Saya juga satu dari banyak penyintas yang mengalami kekerasan seksual dari Larry Nassar… Ada banyak alasan yang membuat saya enggan menceritakan hal ini, tetapi sekarang saya tahu, ini bukan salah saya.
Biles membuat pengakuan panjang lewat Twitternya yang mengundang banyak simpati. Melekatkan tagar #MeToo dalam unggahannya, Biles mengungkapkan, “Banyak dari kalian yang mengenal saya sebagai sosok periang dan energik, tetapi saya belakangan merasa sedikit hancur dan semakin saya mencoba bungkam, suara di kepala saya makin lantang terdengar… Saya juga satu dari banyak penyintas yang mengalami kekerasan seksual dari Larry Nassar. Percayalah saat saya berkata ini jauh lebih sulit untuk mengungkapkannya terang-terangan pada awalnya dibanding sekarang saat saya menuliskannya di atas kertas. Ada banyak alasan yang membuat saya enggan menceritakan hal ini, tetapi sekarang saya tahu, ini bukan salah saya.”

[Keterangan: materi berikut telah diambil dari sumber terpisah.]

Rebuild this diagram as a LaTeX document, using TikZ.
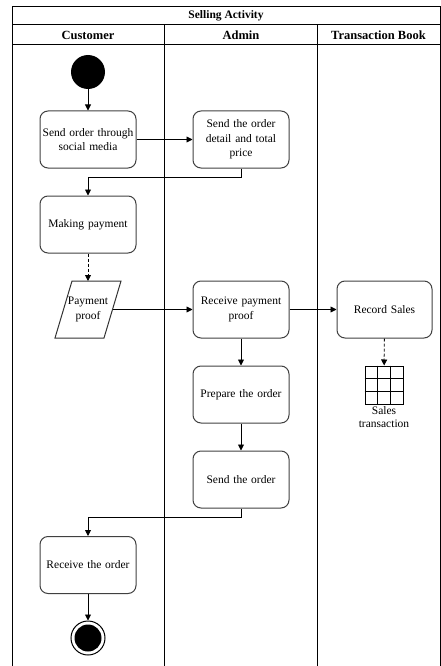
\documentclass[tikz,border=0pt]{standalone}
\usepackage{fontspec}
\setmainfont{Liberation Serif}
\usetikzlibrary{arrows.meta}
\begin{document}
\begin{tikzpicture}[x=1pt,y=-1pt,
  act/.style={draw=black!75,line width=1pt,rounded corners=8pt,minimum width=96pt,minimum height=57pt,
    align=center,text width=92pt,font=\fontsize{11.5}{14.5}\selectfont,inner sep=0pt},
  flow/.style={draw=black,line width=0.9pt,-{Triangle[length=6pt,width=6pt]}},
  dflow/.style={flow,dashed,dash pattern=on 3pt off 2pt},
  lane/.style={draw=black,line width=1pt},
  hdr/.style={font=\fontsize{12.5}{14}\selectfont\bfseries}]
\useasboundingbox (0,0) rectangle (441,666);
% swimlane frame
\draw[lane] (12,666) -- (12,7) -- (440,7) -- (440,666);
\draw[lane] (12,25) -- (440,25);
\draw[lane] (12,45) -- (440,45);
\draw[lane] (164,25) -- (164,666);
\draw[lane] (317,25) -- (317,666);
\node[font=\fontsize{11.5}{14}\selectfont\bfseries] (title) at (226,16) {Selling Activity};
\node[hdr] (hc) at (88,35) {Customer};
\node[hdr] (ha) at (241,35) {Admin};
\node[hdr] (ht) at (378.5,35) {Transaction Book};
% nodes
\node[circle,fill=black,minimum size=34pt,inner sep=0pt] (start) at (88,72) {};
\node[act] (order) at (88,139.5) {Send order through\\social media};
\node[act] (detail) at (241,139.5) {Send the order\\detail and total\\price};
\node[act] (pay) at (88,224.5) {Making payment};
% data object: parallelogram drawn directly, text in a node on top
\draw[draw=black!80,line width=1pt] (72,281) -- (121,281) -- (104,338) -- (55,338) -- cycle;
\node[align=center,font=\fontsize{11.5}{14.5}\selectfont,inner sep=0pt,minimum width=34pt,minimum height=57pt] (proof) at (88,309.5) {Payment\\proof};
\coordinate (proofe) at (113,309.5);
\node[act] (recv) at (241,309.5) {Receive payment\\proof};
\node[act,minimum width=95pt] (record) at (384.5,309.5) {Record Sales};
\node[draw=black,line width=1pt,minimum width=38pt,minimum height=38pt,inner sep=0pt] (table) at (384,385) {};
\draw[line width=1pt] ([xshift=12.67pt]table.north west) -- ([xshift=12.67pt]table.south west)
  ([xshift=-12.67pt]table.north east) -- ([xshift=-12.67pt]table.south east)
  ([yshift=-12.67pt]table.north west) -- ([yshift=-12.67pt]table.north east)
  ([yshift=12.67pt]table.south west) -- ([yshift=12.67pt]table.south east);
\node[align=center,font=\fontsize{11.5}{13.5}\selectfont,inner sep=1pt,anchor=north] (tlabel) at (384,405) {Sales\\transaction};
\node[act] (prep) at (241,394.5) {Prepare the order};
\node[act] (send) at (241,479.5) {Send the order};
\node[act] (get) at (88,565) {Receive the order};
\node[circle,draw=black,line width=1pt,minimum size=34pt,inner sep=0pt] (stop) at (88,638) {};
\node[circle,fill=black,minimum size=27pt,inner sep=0pt] (stopin) at (88,638) {};
% connectors
\draw[flow] (start) -- (order);
\draw[flow] (order) -- (detail);
\draw[flow] (detail.south) -- ++(0,9) -| (pay.north);
\draw[dflow] (pay.south) -- (88,281);
\draw[flow] (proofe) -- (recv.west);
\draw[flow] (recv) -- (record);
\draw[dflow] (record) -- (table);
\draw[flow] (recv) -- (prep);
\draw[flow] (prep) -- (send);
\draw[flow] (send.south) -- ++(0,9) -| (get.north);
\draw[flow] (get) -- (stop);
\end{tikzpicture}
\end{document}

Perkara kekerasan seksual pada atlet senam perempuan seiring dengan seksualisasi terhadap mereka. Hal tersebut belum lama ini diangkat oleh para atlet senam perempuan dari Jerman yang memilih memakai longtards (dikenal juga dengan unitards), pakaian panjang yang menutupi tubuh atlet dan biasanya dipakai untuk alasan religius saja, dalam Olimpiade Tokyo 2020.
Dikutip dari Business Insider, aksi protes terhadap seksualisasi pesenam ini dimulai sejak April lalu saat atlet senam Jerman Sarah Voss mengenakan pakaian serupa di Kejuaraan Senam Artistik Eropa.
Dalam wawancaranya dengan BBC, Voss mengatakan aksi tersebut dilakukannya agar para pesenam muda lainnya merasa aman.